Paycheck to Paycheck: The Life & Times of Katrina Gilbert (HBO)
A documentary about a woman living paycheck to paycheck and barely making ends meet. This struck home for me as I work with several single moms who are in exactly the same situation. These women, all of whom work themselves to the bone to ensure their kids are cared for, deserve to be celebrated and this piece does a good job of showing the good and the bad in these women’s lives.

The Fabulist (E!)
Lords of the Car Hoards (Discovery)

Foxy & Co. (Syfy)
A “reality” show about a special effects house in Los Angeles. I was really hoping this would be about how special effects are created. It was to a degree, but it was also pure “reality.” I made it through ten minutes before I had had enough.

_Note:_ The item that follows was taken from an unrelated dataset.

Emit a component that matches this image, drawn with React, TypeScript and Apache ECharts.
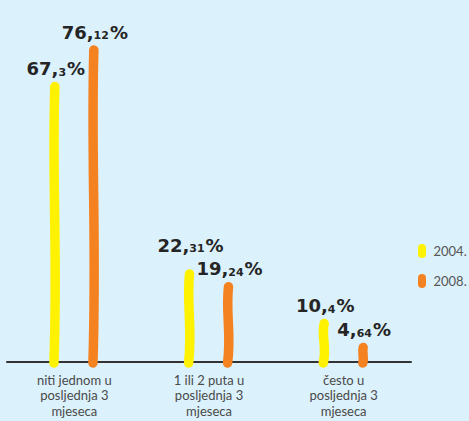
import React, { useEffect, useRef } from "react";
import * as echarts from "echarts";

const categories = [
  "niti jednom u\nposljednja 3\nmjeseca",
  "1 ili 2 puta u\nposljednja 3\nmjeseca",
  "često u\nposljednja 3\nmjeseca",
];
const seriesNames = ["2004.", "2008."];
const values2004 = [67.3, 22.31, 10.4];
const values2008 = [76.12, 19.24, 4.64];
const colors = ["#fff200", "#f58220"];
// extra lift (px) of value labels to keep neighbouring labels apart
const labelLift2004 = [0, 11, 0];
const labelLift2008 = [0, 0, 0];

const FONT = "Lato, 'Noto Sans', sans-serif";
const LABEL_FONT = "'DejaVu Sans', sans-serif";

function labelText(v: number) {
  const [a, b] = String(v).split(".");
  return `{big|${a},}{small|${b ?? ""}}{big|%}`;
}

function makeRender(offset: number, color: string, lifts: number[]) {
  return (params: any, api: any) => {
    const i = api.value(0);
    const v = api.value(1);
    const top = api.coord([i, v]);
    const base = api.coord([i, 0]);
    const x = top[0] + offset;
    const lw = 9.5;
    const y1 = base[1] + 1;
    const y2 = top[1] + lw / 2;
    const h = y1 - y2;
    const w = Math.min(3, h * 0.08);
    const lift = lifts[params.dataIndex] || 0;
    return {
      type: "group",
      children: [
        {
          type: "bezierCurve",
          shape: {
            x1: x - w * 0.3,
            y1,
            x2: x,
            y2,
            cpx1: x + w,
            cpy1: y1 - h * 0.4,
            cpx2: x - w,
            cpy2: y1 - h * 0.65,
          },
          style: { stroke: color, lineWidth: lw, fill: null, lineCap: "round" },
        },
        {
          type: "text",
          x: x + 1,
          y: top[1] - 4 - lift,
          style: {
            text: labelText(v),
            align: "center",
            verticalAlign: "bottom",
            fill: "#222",
            rich: {
              big: {
                fontSize: 18,
                fontWeight: "bold",
                fontFamily: LABEL_FONT,
                fill: "#252525",
                lineHeight: 20,
                verticalAlign: "bottom",
              },
              small: {
                fontSize: 11,
                fontWeight: "bold",
                fontFamily: LABEL_FONT,
                fill: "#252525",
                lineHeight: 20,
                verticalAlign: "bottom",
                padding: [0, 1, 0, 0],
              },
            },
          },
        },
      ],
    };
  };
}

const pill = "path://M4,0 A4,4 0 0 1 8,4 L8,10 A4,4 0 0 1 0,10 L0,4 A4,4 0 0 1 4,0 Z";

export default function App() {
  const ref = useRef<HTMLDivElement>(null);
  useEffect(() => {
    if (!ref.current) return;
    const chart = echarts.init(ref.current, undefined, { renderer: "svg" });
    chart.setOption({
      animation: false,
      backgroundColor: "#dbf1fc",
      grid: { left: 7, right: 58, top: 29, bottom: 59 },
      legend: {
        orient: "vertical",
        left: 418,
        top: 244,
        padding: 0,
        itemWidth: 9,
        itemHeight: 14,
        itemGap: 16,
        icon: pill,
        data: seriesNames,
        textStyle: { color: "#555", fontSize: 13, fontFamily: FONT, padding: [0, 0, 0, 2] },
      },
      xAxis: {
        type: "category",
        data: categories,
        axisLine: { lineStyle: { color: "#333", width: 2 } },
        axisTick: { show: false },
        axisLabel: {
          color: "#4a4a4a",
          fontSize: 13,
          lineHeight: 15.5,
          fontFamily: FONT,
          margin: 10,
          interval: 0,
        },
      },
      yAxis: { type: "value", min: 0, max: 80, show: false, splitLine: { show: false } },
      series: [
        {
          name: seriesNames[0],
          type: "custom",
          itemStyle: { color: colors[0] },
          encode: { x: 0, y: 1 },
          data: values2004.map((v, i) => [i, v]),
          renderItem: makeRender(-19.5, colors[0], labelLift2004),
          z: 3,
        },
        {
          name: seriesNames[1],
          type: "custom",
          itemStyle: { color: colors[1] },
          encode: { x: 0, y: 1 },
          data: values2008.map((v, i) => [i, v]),
          renderItem: makeRender(19.5, colors[1], labelLift2008),
          z: 3,
        },
      ],
    });
    return () => chart.dispose();
  }, []);
  return (
    <div
      ref={ref}
      style={{ position: "fixed", left: 0, top: 0, width: 469, height: 421 }}
    />
  );
}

Marvel Studios: Assembling a Universe (ABC)
A show about what the studio is calling its “cinematic universe” in which the Marvel comics characters live. As a recent convert to this world, I loved watching this and seeing what I have to look forward to as I continue to explore this insane world. It is filled with behind-the-scenes stories and outtakes, along with the producers discussing why they made some of the choices they made. Yes, there is a sense that this is ABC promoting its show and the new Captain America film, but it was fun to watch all the same.

Barry’d Treasure (A&E)
Celebrities Undercover (Oxygen)
Chasing Maria Menounos (Oxygen)

The 100 (The CW)
97 years after a nuclear war has destroyed Earth, survivors are living on The Ark (naturally), a group of space stations. The ship is running out of supplies so it sends 100 kids (seriously?) to see if Earth might be inhabitable again. There is nothing in this show that is new, nothing that is interesting. If you are interested in a mix of The Hunger Games and The Lord of the Flies with a smattering of Lost, you may enjoy this. I did not.

Doll & Em (HBO)
A British comedy written by and acted by two real life BFFs, Dolly Wells and Emily Mortimer. Em, an actress, hires Doll to be her personal assistant to assist in curing a broken heart. The pilot was all right, but I couldn’t help feeling that many of the jokes were private between the two of them and did not translate well on film. The scenes were well crafted, but didn’t leave me wanting to spend a great deal of time exploring this relationship.

Save My Bakery (Food Channel)


Geraldine Ferraro: Paving the Way (Showtime)
Directed and produced by her daughter, this is a wonderful documentary about an extraordinary woman. What I really liked about it was its honesty. Ferraro’s political life was not without controversy and this documentary unflinchingly examines the issues. Just astonishing when one thinks of the fact that the filmmaker is documenting her parents. If you are interested in politics or the role of women in our society, don’t miss this.

1 comment:

Billie Doux said...

Great job as usual, Chris. I'm somewhat liking Believe, too. I tried The 100 and even took notes to write a possible premiere review, but when I got to the end, I decided not to bother. It's a shame, too, because they have a cool premise to work with. What's the point of a cool premise if they don't do anything cool with it?